Climate crisis accelerator

While stressing how many lives have been shattered by conflict around the world – not least in Sudan, where the new UN relief chief spent last week visiting and talking to people uprooted by the war – Mr. Fletcher underscored how severe the climate crisis is on already vulnerable people.

The dread I have is that those two huge drivers of need are now combining,” he said. And that’s what makes our job so difficult. And they’re often combining in areas that have already suffered huge levels of poverty and inequality.”

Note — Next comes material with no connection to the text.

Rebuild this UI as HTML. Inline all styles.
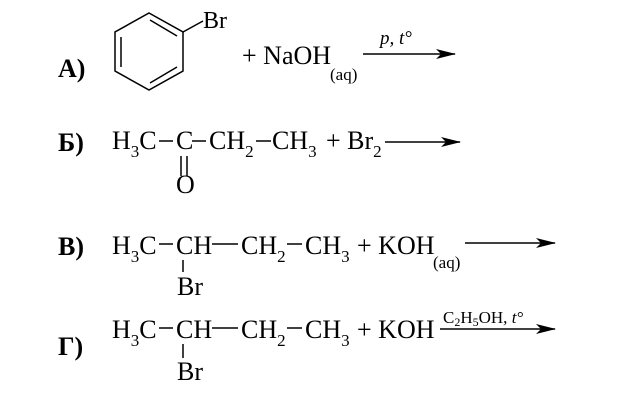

Latest estimates indicate that some 123 million people have been displaced forcibly by conflict worldwide, Mr. Fletcher continued. “And among that group, violations against children are also at record levels and I saw this of course in Sudan; one in every five children is living in a conflict zone right now.”

Challenging aid obstacles

Among his priorities, the top UN aid official insisted that guaranteed aid access remains a key issue that he would seek to address. “I talked to our teams in the field every day and they are facing multiple obstructions to getting the basics of humanitarian aid through,” he noted.

“Our job is to get the humanitarian support through, checkpoint by checkpoint, border by border, it’s what I was doing in Sudan…Arguing truck by truck for that humanitarian delivery. That’s our mission.”

Wednesday’s Global Humanitarian Overview 2025 launch in Geneva, Kuwait and Nairobi will also be an opportunity to push for greater respect and understanding of the laws of war and international humanitarian law by combatants, to protect civilians and aid teams who have died in record numbers this year.

“It’s not just the ferocity of these conflicts – Gaza, Ukraine, Sudan, Syria – it’s about that wilful neglect of international humanitarian law,” Mr. Fletcher said. And about the fact and as a result, we seem to have lost our anchor somehow.”